I sat in the sun outside a pub today. It’s one of the nearest pubs to where I live, so I go there quite often. It’s also a pub that for the entire time I’ve been living here has never provided a single ashtray on any of the numerous tables in its gardens. One result of this has been that there have always been cigarette butts littering the grass.
Recently it changed hands, and has been refurbished, and is now selling rather more upmarket (and expensive) food than before. But when it re-opened a month or so ago, the zero-ashtray policy continued.
But a couple of days ago, there’d clearly been a rethink. Because every single table had a couple of little glass ashtrays on it. The management clearly doesn’t want to do its bit in the global war on smokers, and has decided to look after them a bit better. And that’s a tiny victory.
In other ashtray news, a month or two ago I was sitting outside a pub that does provide ashtrays, and was noticing that the number of ashtrays had declined. In fact, there was only one left.

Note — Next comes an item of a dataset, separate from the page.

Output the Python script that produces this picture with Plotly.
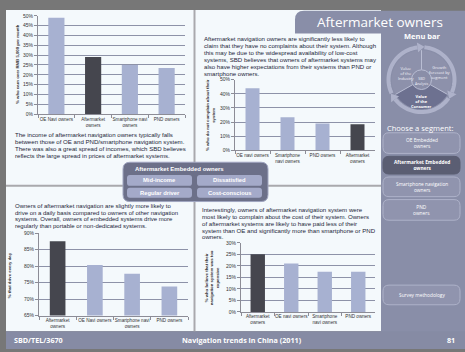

They were simple clay dishes of the exact same kind as are used under flower pots. So the next day I bought a few of them at a local garden centre, and every time I’ve gone back to this particular pub, I’ve brought one with me, and discreetly left it on one of the tables. In this manner I’ve been slowly increasing the ashtray population back up to its former level, without the management seeming to notice.

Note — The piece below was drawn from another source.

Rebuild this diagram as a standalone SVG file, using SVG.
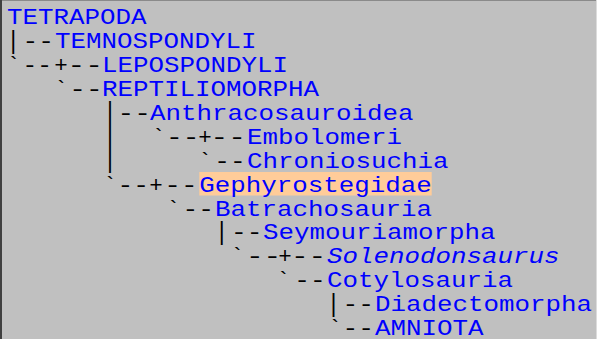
<svg xmlns="http://www.w3.org/2000/svg" width="597" height="339" viewBox="0 0 597 339">
  <style>
    text { font-family: "Liberation Mono", "Courier New", monospace; font-size: 22.5px; }
    .n { fill: #0000ff; }
    .i { font-style: italic; }
    .t { fill: #000000; }
    .c { text-anchor: middle; }
  </style>
  <!-- panel -->
  <rect x="0" y="0" width="597" height="339" fill="#c0c0c0"/>
  <rect x="0" y="0" width="597" height="1" fill="#8a8a8a"/>
  <rect x="0" y="0" width="2" height="339" fill="#404040"/>
  <rect x="596" y="0" width="1" height="339" fill="#dcdcdc"/>

  <!-- tree connectors; vertical bars are stretched a little so stacked ones join -->
  <g id="connectors" class="t">
    <text class="c" transform="translate(13.3,48.6) scale(1,1.14)">|</text>
    <text x="22.6" y="48.2" textLength="31.5" lengthAdjust="spacingAndGlyphs">--</text>

    <text class="c" x="13.5" y="72.1">`</text>
    <text x="22.6" y="72.1" textLength="29.5" lengthAdjust="spacingAndGlyphs">--</text>
    <text class="c" x="61" y="72.1">+</text>
    <text x="67.6" y="72.1" textLength="35.4" lengthAdjust="spacingAndGlyphs">--</text>

    <text class="c" x="61" y="96">`</text>
    <text x="69.3" y="96" textLength="33.4" lengthAdjust="spacingAndGlyphs">--</text>

    <text class="c" transform="translate(110,120.3) scale(1,1.14)">|</text>
    <text x="117.6" y="119.9" textLength="33.4" lengthAdjust="spacingAndGlyphs">--</text>

    <text class="c" transform="translate(110,144.2) scale(1,1.14)">|</text>
    <text class="c" x="158.5" y="143.8">`</text>
    <text x="165.9" y="143.8" textLength="33.5" lengthAdjust="spacingAndGlyphs">--</text>
    <text class="c" x="205" y="143.8">+</text>
    <text x="210.6" y="143.8" textLength="35.4" lengthAdjust="spacingAndGlyphs">--</text>

    <text class="c" transform="translate(110,168.1) scale(1,1.14)">|</text>
    <text class="c" x="205" y="167.7">`</text>
    <text x="214.3" y="167.7" textLength="31.4" lengthAdjust="spacingAndGlyphs">--</text>

    <text class="c" x="110" y="191.6">`</text>
    <text x="117.6" y="191.6" textLength="31.5" lengthAdjust="spacingAndGlyphs">--</text>
    <text class="c" x="156" y="191.6">+</text>
    <text x="164.3" y="191.6" textLength="33.4" lengthAdjust="spacingAndGlyphs">--</text>

    <text class="c" x="173.3" y="215.5">`</text>
    <text x="182.6" y="215.5" textLength="31.5" lengthAdjust="spacingAndGlyphs">--</text>

    <text class="c" transform="translate(221.7,239.8) scale(1,1.14)">|</text>
    <text x="230.9" y="239.4" textLength="31.5" lengthAdjust="spacingAndGlyphs">--</text>

    <text class="c" x="237.3" y="263.3">`</text>
    <text x="245.9" y="263.3" textLength="35.4" lengthAdjust="spacingAndGlyphs">--</text>
    <text class="c" x="285" y="263.3">+</text>
    <text x="290.9" y="263.3" textLength="35.4" lengthAdjust="spacingAndGlyphs">--</text>

    <text class="c" x="283.3" y="287.2">`</text>
    <text x="294.3" y="287.2" textLength="31.4" lengthAdjust="spacingAndGlyphs">--</text>

    <text class="c" transform="translate(333.5,311.5) scale(1,1.14)">|</text>
    <text x="342.6" y="311.1" textLength="31.5" lengthAdjust="spacingAndGlyphs">--</text>

    <text class="c" x="335" y="334.6">`</text>
    <text x="342.6" y="334.6" textLength="31.5" lengthAdjust="spacingAndGlyphs">--</text>
  </g>

  <!-- taxa -->
  <g id="tetrapoda"><text class="n" x="7" y="24.3" textLength="139.5" lengthAdjust="spacingAndGlyphs">TETRAPODA</text></g>
  <g id="temnospondyli"><text class="n" x="55" y="48.2" textLength="201.5" lengthAdjust="spacingAndGlyphs">TEMNOSPONDYLI</text></g>
  <g id="lepospondyli"><text class="n" x="102" y="72.1" textLength="186" lengthAdjust="spacingAndGlyphs">LEPOSPONDYLI</text></g>
  <g id="reptiliomorpha"><text class="n" x="102" y="96" textLength="217" lengthAdjust="spacingAndGlyphs">REPTILIOMORPHA</text></g>
  <g id="anthracosauroidea"><text class="n" x="150" y="119.9" textLength="263.5" lengthAdjust="spacingAndGlyphs">Anthracosauroidea</text></g>
  <g id="embolomeri"><text class="n" x="247" y="143.8" textLength="155" lengthAdjust="spacingAndGlyphs">Embolomeri</text></g>
  <g id="chroniosuchia"><text class="n" x="247" y="167.7" textLength="201.5" lengthAdjust="spacingAndGlyphs">Chroniosuchia</text></g>
  <g id="gephyrostegidae">
    <rect x="199.3" y="172" width="232.4" height="23.5" fill="#ffcc99"/>
    <text class="n" x="199.3" y="191.6" textLength="232.4" lengthAdjust="spacingAndGlyphs">Gephyrostegidae</text>
  </g>
  <g id="batrachosauria"><text class="n" x="215" y="215.5" textLength="217" lengthAdjust="spacingAndGlyphs">Batrachosauria</text></g>
  <g id="seymouriamorpha"><text class="n" x="263" y="239.4" textLength="232.5" lengthAdjust="spacingAndGlyphs">Seymouriamorpha</text></g>
  <g id="solenodonsaurus"><text class="n i" x="327" y="263.3" textLength="232.5" lengthAdjust="spacingAndGlyphs">Solenodonsaurus</text></g>
  <g id="cotylosauria"><text class="n" x="327" y="287.2" textLength="186" lengthAdjust="spacingAndGlyphs">Cotylosauria</text></g>
  <g id="diadectomorpha"><text class="n" x="375" y="311.1" textLength="217" lengthAdjust="spacingAndGlyphs">Diadectomorpha</text></g>
  <g id="amniota"><text class="n" x="375" y="334.6" textLength="108.5" lengthAdjust="spacingAndGlyphs">AMNIOTA</text></g>
</svg>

It’s a tiny victory to find “my” ashtrays still in use whenever I return.
I might take to carrying around a few ashtrays for when I visit other pub gardens. At a quarter of the price of a pint of beer, they don’t cost much.

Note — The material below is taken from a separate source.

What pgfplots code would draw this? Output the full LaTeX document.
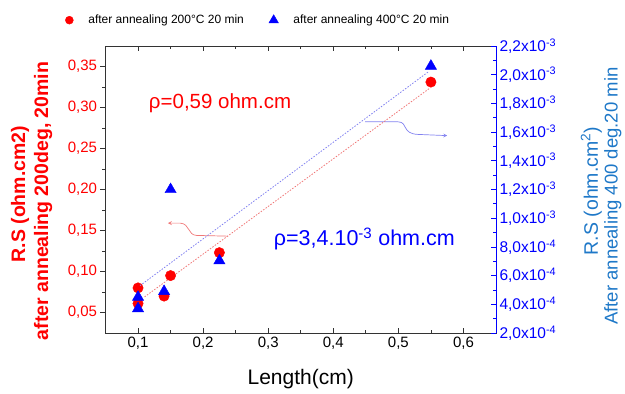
\documentclass[border=0pt]{standalone}
\usepackage{pgfplots}
\pgfplotsset{compat=1.18}
\usepackage{fontspec}
\setmainfont{Liberation Sans}
\definecolor{myred}{RGB}{255,0,0}
\definecolor{myblue}{RGB}{0,0,255}
\definecolor{lblblue}{RGB}{30,120,200}
\definecolor{fitred}{RGB}{240,120,120}
\definecolor{fitblue}{RGB}{130,130,240}
\begin{document}
\begin{tikzpicture}[x=1pt,y=1pt]
\path[use as bounding box] (-105.5,-61) rectangle (519.5,333);
% Axis A: frame and x axis
\begin{axis}[
  at={(0,0)}, anchor=south west,
  scale only axis, width=390.5pt, height=287pt,
  xmin=0.05, xmax=0.65, ymin=0.025, ymax=0.375,
  clip=false,
  axis line style={black!80, line width=0.8pt},
  xtick={0.1,0.2,0.3,0.4,0.5,0.6},
  minor x tick num=1,
  xtick pos=both, tick align=inside,
  ytick=\empty,
  major tick length=5pt, minor tick length=3pt,
  every tick/.style={black!80, line width=0.7pt},
  xticklabel style={font=\fontsize{15}{17}\selectfont, /pgf/number format/.cd, fixed, precision=1, use comma, assume math mode=true},
  legend style={draw=none, fill=none, at={(-0.111,1.09)}, anchor=west,
    font=\fontsize{12}{13}\selectfont,
    /tikz/every odd column/.append style={column sep=13pt},
    /tikz/every even column/.append style={column sep=23pt}},
  legend columns=2,
]
\addlegendimage{only marks, mark=*, mark size=4pt, color=myred}
\addlegendentry{after annealing 200°C 20 min}
\addlegendimage{only marks, mark=triangle*, mark size=5.5pt, color=myblue}
\addlegendentry{after annealing 400°C 20 min}
\node[font=\fontsize{21}{24}\selectfont] at (rel axis cs:0.5,-0.160) {Length(cm)};
\node[font=\fontsize{19.5}{22}\selectfont\bfseries, text=myred, rotate=90] at (rel axis cs:-0.219,0.484) {R.S (ohm.cm2)};
\node[font=\fontsize{19.5}{22}\selectfont\bfseries, text=myred, rotate=90] at (rel axis cs:-0.160,0.460) {after annealing 200deg, 20min};
\node[font=\fontsize{19.5}{22}\selectfont, text=lblblue, rotate=90] at (rel axis cs:1.244,0.495) {R.S (ohm.cm\textsuperscript{2})};
\node[font=\fontsize{18.5}{22}\selectfont, text=lblblue, rotate=90] at (rel axis cs:1.299,0.477) {After annealing 400 deg.20 min};
\node[font=\fontsize{20.5}{23}\selectfont, text=myred] at (axis cs:0.226,0.3058) {ρ=0,59 ohm.cm};
\node[font=\fontsize{21.5}{23}\selectfont, text=myblue] at (axis cs:0.4477,0.1395) {ρ=3,4.10\textsuperscript{-3} ohm.cm};
\draw[fitred, line width=0.7pt, -stealth] (axis cs:0.2385,0.1431) -- (axis cs:0.19,0.1440) .. controls (axis cs:0.176,0.1445) and (axis cs:0.180,0.158) .. (axis cs:0.165,0.1590) -- (axis cs:0.146,0.1590);
\draw[fitblue, line width=0.7pt, -stealth] (axis cs:0.449,0.2827) -- (axis cs:0.50,0.2825) .. controls (axis cs:0.515,0.2820) and (axis cs:0.505,0.2680) .. (axis cs:0.530,0.2672) -- (axis cs:0.575,0.2657);
\end{axis}
% Axis B: left y axis, red data
\begin{axis}[
  at={(0,0)}, anchor=south west,
  scale only axis, width=390.5pt, height=287pt,
  xmin=0.05, xmax=0.65, ymin=0.025, ymax=0.375,
  axis x line=none, axis y line*=left,
  axis line style={black!80, line width=0.8pt},
  tick align=outside,
  ytick={0.05,0.10,0.15,0.20,0.25,0.30,0.35},
  minor y tick num=1,
  major tick length=5pt, minor tick length=3pt,
  every tick/.style={black!80, line width=0.7pt},
  yticklabel style={text=myred, font=\fontsize{15}{17}\selectfont, /pgf/number format/.cd, fixed, fixed zerofill, precision=2, use comma, assume math mode=true},
]
\addplot[fitred, line width=0.8pt, dash pattern=on 1.5pt off 1.5pt] coordinates {(0.11,0.069) (0.549,0.324)};
\addplot[only marks, mark=*, mark size=5.2pt, color=myred] coordinates {
(0.1,0.080) (0.1,0.061) (0.14,0.070) (0.15,0.095) (0.225,0.123) (0.55,0.331)};
\end{axis}
% Axis C: right y axis, blue data
\begin{axis}[
  at={(0,0)}, anchor=south west,
  scale only axis, width=390.5pt, height=287pt,
  xmin=0.05, xmax=0.65, ymin=0.0002, ymax=0.0022,
  axis x line=none, axis y line*=right,
  axis line style={myblue, line width=0.8pt},
  tick align=inside,
  ytick={0.0002,0.0004,0.0006,0.0008,0.0010,0.0012,0.0014,0.0016,0.0018,0.0020,0.0022},
  yticklabels={{2,0x10\textsuperscript{-4}},{4,0x10\textsuperscript{-4}},{6,0x10\textsuperscript{-4}},{8,0x10\textsuperscript{-4}},{1,0x10\textsuperscript{-3}},{1,2x10\textsuperscript{-3}},{1,4x10\textsuperscript{-3}},{1,6x10\textsuperscript{-3}},{1,8x10\textsuperscript{-3}},{2,0x10\textsuperscript{-3}},{2,2x10\textsuperscript{-3}}},
  minor y tick num=1,
  major tick length=5pt, minor tick length=3pt,
  every tick/.style={myblue, line width=0.7pt},
  yticklabel style={text=myblue, font=\fontsize{15.5}{17}\selectfont},
  scaled y ticks=false,
]
\addplot[fitblue, line width=0.8pt, dash pattern=on 1.5pt off 1.5pt] coordinates {(0.103,0.00053) (0.546,0.00202)};
\addplot[only marks, mark=triangle*, mark size=6.5pt, color=myblue] coordinates {
(0.1,0.00045) (0.1,0.00037) (0.14,0.00049) (0.15,0.0012) (0.225,0.000704) (0.55,0.00206)};
\end{axis}
\end{tikzpicture}
\end{document}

Ashtrays aren’t just useful for cigarette butts. They’re actually little waste bins. And they fill up with all sorts of bits and pieces.
A couple of things I came across today. John Pilger talking on Counterpunch, and more worried about a Clinton presidency than a Trump one (as am I).
And, H/T The Last Ditch, Camille Paglia in an illuminating conversation about the travails of feminism over the past few decades, appalled at today’s university “snowflakes” and their need for “safe spaces”.